I used to have them on this site, then took them down for a variety
of reasons. *But* one of them was illustrated for the magazine
by Jack Cleveland, and he's just put up a page of his own. So if
you'd like to see the illustration for
the Thomas the Rhymer story, you can find it here. Jack draws
in a very explicit, large-breasted style. I think the scene he
chose to illustrate is the one where poor Thomas is being seduced
by a horde of nymphs...
On a green sticky note stuck to my mirror, I have finished catching
up with all the archives of
If You See Her, Say Hello. I am disconsolate. I am depressed.
I have even almost finished reading through Xeney's main site --
just a few more articles to go. I may have to go back and read
through all the garden reports just to get my regular Xeney fix.
I mean, for the last week, I've been averaging a few hours a day
of Xeney. Cutting me back to five minutes of a daily entry is
just cruel, cruel I tell you. Couldn't you taper me off some
I know, I know. It's my own fault. If I'd restricted
myself to fifteen minutes of Xeney a day, I might have stretched
it out for weeks more -- perhaps even months. But what does it
matter? No matter how careful I was, eventually I would have run
out.
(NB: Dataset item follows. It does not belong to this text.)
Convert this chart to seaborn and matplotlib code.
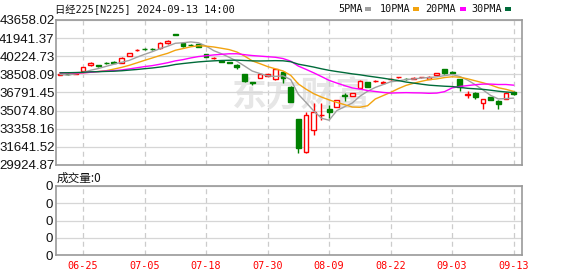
import numpy as np
import pandas as pd
import matplotlib
matplotlib.use("Agg")
import matplotlib.pyplot as plt
from matplotlib.patches import Rectangle
import seaborn as sns

# ---------------- data ----------------
dates = ["06-20", "06-21", "06-24", "06-25", "06-26", "06-27", "06-28", "07-01", "07-02", "07-03",
         "07-04", "07-05", "07-08", "07-09", "07-10", "07-11", "07-12", "07-16", "07-17", "07-18",
         "07-19", "07-22", "07-23", "07-24", "07-25", "07-26", "07-29", "07-30", "07-31", "08-01",
         "08-02", "08-05", "08-06", "08-07", "08-08", "08-09", "08-13", "08-14", "08-15", "08-16",
         "08-19", "08-20", "08-21", "08-22", "08-23", "08-26", "08-27", "08-28", "08-29", "08-30",
         "09-02", "09-03", "09-04", "09-05", "09-06", "09-09", "09-10", "09-11", "09-12", "09-13"]

opens = [38480, 38560, 38560, 38830, 39370, 39370, 39580, 39720, 39580, 40250,
         40800, 40940, 40930, 40980, 41450, 42300, 41510, 41330, 41360, 40400,
         40020, 39780, 39680, 39420, 38515, 37740, 38160, 38380, 38040, 38700,
         37340, 34250, 31130, 33240, 34620, 35200, 35450, 36520, 36460, 37246,
         37760, 37870, 37660, 38030, 38260, 38080, 38100, 38260, 38070, 38420,
         38990, 38700, 38040, 36580, 36770, 35825, 36340, 36015, 36170, 36840]

closes = [38530, 38520, 38640, 39200, 39620, 39340, 39550, 39630, 40100, 40530,
          40850, 40910, 40900, 41510, 41700, 42250, 41150, 41300, 41100, 40150,
          40060, 39700, 39620, 39250, 37850, 37700, 38500, 38520, 39000, 38140,
          35920, 31510, 34660, 34970, 34700, 34990, 36081, 36480, 36716, 37910,
          37340, 37910, 37810, 38070, 38290, 38040, 38136, 38290, 38290, 38610,
          38610, 38670, 37340, 36620, 36400, 36150, 36080, 35670, 36770, 36620]

highs = [38580, 38600, 38680, 39250, 39660, 39380, 39680, 39760, 40150, 40560,
         40900, 41030, 41000, 41560, 41760, 42360, 41560, 41340, 41380, 40450,
         40130, 39820, 39720, 39450, 38560, 37760, 38540, 38560, 39050, 38740,
         37400, 34300, 34917, 35826, 35770, 35608, 36120, 36720, 36750, 37950,
         37790, 38000, 37850, 38150, 38300, 38150, 38230, 38300, 38310, 38640,
         39030, 38800, 38080, 36960, 36800, 36180, 36400, 36040, 36800, 36900]

lows = [38440, 38480, 38520, 38800, 39340, 39200, 39450, 39600, 39550, 40230,
        40700, 40800, 40820, 40950, 41430, 42200, 41100, 41150, 41080, 40120,
        39960, 39680, 39580, 38990, 37800, 37520, 38130, 38360, 38000, 37720,
        35880, 31030, 31100, 32767, 34187, 34350, 35420, 36020, 36440, 37220,
        37310, 37780, 37640, 37980, 38150, 37950, 38030, 38150, 38050, 38400,
        38580, 38560, 36960, 36300, 36180, 35200, 36050, 35200, 36140, 36580]

ma5 = [38500, 38441, 38548, 38692, 38902, 39064, 39270, 39468, 39648, 39830,
       40132, 40404, 40658, 40940, 41174, 41454, 41502, 41582, 41500, 41190,
       40752, 40462, 40126, 39756, 39296, 38824, 38584, 38364, 38314, 38372,
       38016, 36618, 35846, 35040, 34352, 34166, 35080, 35444, 35793, 36435,
       36905, 37271, 37537, 37808, 37884, 38024, 38069, 38165, 38209, 38273,
       38387, 38494, 38304, 37970, 37528, 37036, 36518, 36184, 36214, 36258]

ma10 = [38669, 38653, 38613, 38646, 38720, 38782, 38855, 39008, 39170, 39366,
        39598, 39837, 40063, 40294, 40502, 40793, 40953, 41120, 41220, 41182,
        41103, 40982, 40854, 40628, 40243, 39788, 39523, 39245, 39035, 38834,
        38420, 37601, 37105, 36677, 36362, 36091, 35849, 35645, 35417, 35394,
        35536, 36176, 36491, 36801, 37160, 37465, 37670, 37851, 38009, 38079,
        38206, 38282, 38235, 38090, 37901, 37712, 37506, 37244, 37092, 36893]

ma20 = [38657, 38651, 38638, 38655, 38708, 38773, 38826, 38861, 38924, 39026,
        39134, 39245, 39338, 39470, 39611, 39787, 39904, 40064, 40195, 40274,
        40351, 40410, 40459, 40461, 40373, 40291, 40238, 40183, 40128, 40008,
        39762, 39292, 38980, 38653, 38303, 37940, 37686, 37445, 37226, 37114,
        36978, 36888, 36798, 36739, 36761, 36778, 36760, 36748, 36713, 36736,
        36871, 37229, 37363, 37445, 37530, 37588, 37588, 37548, 37550, 37486]

ma30 = [38654, 38664, 38679, 38707, 38748, 38762, 38788, 38810, 38849, 38913,
        38971, 39046, 39113, 39201, 39306, 39446, 39535, 39614, 39690, 39745,
        39790, 39824, 39843, 39856, 39822, 39788, 39777, 39791, 39808, 39794,
        39707, 39473, 39341, 39200, 39036, 38891, 38775, 38670, 38557, 38470,
        38353, 38253, 38150, 38035, 37922, 37781, 37681, 37580, 37487, 37435,
        37387, 37353, 37277, 37189, 37141, 37089, 37008, 36913, 36839, 36788]

price_ticks = [43658.02, 41941.37, 40224.73, 38508.09, 36791.45, 35074.80, 33358.16, 31641.52, 29924.87]
x_tick_labels = ["06-25", "07-05", "07-18", "07-30", "08-09", "08-22", "09-03", "09-13"]
legend_names = ["5PMA", "10PMA", "20PMA", "30PMA"]

# ---------------- style ----------------
RED = "#ff0000"
GREEN = "#008000"
MA_COLORS = ["#a0a0a0", "#f2a30f", "#ff00ff", "#006b3a"]
GRID_H = "#d6d6d6"
GRID_V = "#cccccc"
SPINE = "#999999"

sns.set_theme(style="white")
plt.rcParams['font.family'] = ['Liberation Sans', 'Noto Sans CJK SC', 'DejaVu Sans']
plt.rcParams['axes.unicode_minus'] = False
MONO = ['DejaVu Sans Mono', 'Noto Sans CJK SC']

W, H = 578, 276
fig = plt.figure(figsize=(W / 100, H / 100), dpi=100)
fig.patch.set_facecolor("white")
ax = fig.add_axes([56 / W, 1 - 165 / H, 466 / W, 145 / H])
axv = fig.add_axes([56 / W, 1 - 255 / H, 466 / W, 69 / H])

df = pd.DataFrame({"date": dates, "open": opens, "close": closes, "high": highs, "low": lows,
                   "ma5": ma5, "ma10": ma10, "ma20": ma20, "ma30": ma30})
df["x"] = np.arange(len(df))
up = df["close"] >= df["open"]
cols = np.where(up, RED, GREEN)
faces = np.where(up, "white", GREEN)

# watermark
ax.text(0.526, 0.48, "东方财富", transform=ax.transAxes, ha="center", va="center",
        fontsize=25, fontweight="bold", color="#e6e6e6", family=['Noto Sans CJK SC'], zorder=0)

# candles
ax.vlines(df["x"], df["low"], df["high"], colors=cols, lw=1.0, zorder=2)
body_bottom = np.minimum(df["open"], df["close"])
body_h = np.maximum(np.abs(df["close"] - df["open"]), 25)
ax.bar(df["x"], body_h, bottom=body_bottom, width=0.62, color=faces, edgecolor=cols,
       linewidth=1.0, zorder=3)

# moving averages
for key, c in zip(["ma5", "ma10", "ma20", "ma30"], MA_COLORS):
    sns.lineplot(data=df, x="x", y=key, ax=ax, color=c, lw=1.0, zorder=4, legend=False)

xlim = (-0.52, 60.08)
tick_idx = [dates.index(d) for d in x_tick_labels]

ax.set_xlim(*xlim)
ax.set_ylim(price_ticks[-1], price_ticks[0])
ax.set_yticks(price_ticks)
ax.set_yticklabels([f"{v:.2f}" for v in price_ticks], fontsize=9.5, color="#111111")
ax.set_xticks(tick_idx)
ax.set_xticklabels([])
ax.set_xlabel("")
ax.set_ylabel("")
ax.tick_params(axis="both", length=0, pad=1)
ax.yaxis.grid(True, color=GRID_H, lw=0.9, ls="-")
ax.xaxis.grid(True, color=GRID_V, lw=0.9, ls=(0, (4, 3)))
ax.set_axisbelow(True)
for s in ax.spines.values():
    s.set_color(SPINE)
    s.set_linewidth(1.2)

# volume panel (all zero)
vol_ticks = [0, 1, 2, 3, 4]
axv.set_xlim(*xlim)
axv.set_ylim(0, 4)
axv.set_yticks(vol_ticks)
axv.set_yticklabels(["0"] * len(vol_ticks), fontsize=9.5, color="#111111")
axv.set_xticks(tick_idx)
axv.set_xticklabels(x_tick_labels, color=RED, fontsize=7.3, family=MONO)
axv.tick_params(axis="both", length=0)
axv.tick_params(axis="y", pad=2)
axv.tick_params(axis="x", pad=4)
axv.yaxis.grid(True, color=GRID_H, lw=0.9, ls="-")
axv.xaxis.grid(True, color=GRID_V, lw=0.9, ls=(0, (4, 3)))
axv.set_axisbelow(True)
for s in axv.spines.values():
    s.set_color(SPINE)
    s.set_linewidth(1.2)

# texts
fig.text(55 / W, 1 - 10 / H, "日经225[N225] 2024-09-13 14:00", family=MONO, fontsize=7.4,
         va="center", ha="left", color="#111111")
fig.text(57 / W, 1 - 178 / H, "成交量:0", family=['Noto Sans CJK SC'], fontsize=8.4,
         va="center", ha="left", color="#111111")

leg_x = [338, 380, 425, 471]
leg_sq = [365, 413, 460, 505]
for name, lx, sx, c in zip(legend_names, leg_x, leg_sq, MA_COLORS):
    fig.text(lx / W, 1 - 9 / H, name, family=MONO, fontsize=7.3, va="center", ha="left",
             color="#111111")
    fig.patches.append(Rectangle((sx / W, 1 - 10.5 / H), 6 / W, 3 / H, transform=fig.transFigure,
                                 facecolor=c, edgecolor="none", figure=fig))

fig.savefig("out.png", dpi=100, facecolor="white")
She can't possibly write as fast as I can read. Perhaps it
was better to experience it all in one glorious burst, intense
hours sunk into the world of Xeney. *sigh*
(You do understand that none of the above actually took place on
a green sticky note or on my mirror, right? Oh, good.)
4:12. Had the brilliant idea of asking Jed if his place was
anywhere near this new job. Turns out to be 4 miles away from
it. I'm going to crash at his place the night before, thank you
very much. Will make life much simpler, and I won't be stressing
about making connections right before a job interview.
10:30. Long day. Almost done updating Clean Sheets - fiction, poetry and
article done, review half-done. We'll have new art in February! Huzzah!
I won't put up an editorial tonight, but I *may* do one tomorrow. No
promises. Umm...other late-breaking news is that I just got invited to
read at a performance called "My Sucky Valentine", hosted by Thomas Roche,
on Saturday February 13th. More details when I get them, but I'm pretty
excited. He suggested reading the "Confesssions" poem again -- I'll think
about it. I have five minutes.
I also discovered today that I can carry on a halfway coherent
conversation with Roshani while updating CS - or while doing most of the
updating, at any rate. At least if she's in a chatty mood. Much more
entertaining this way. :-)
A little more work and then to bed, I think. Finish up in the morning.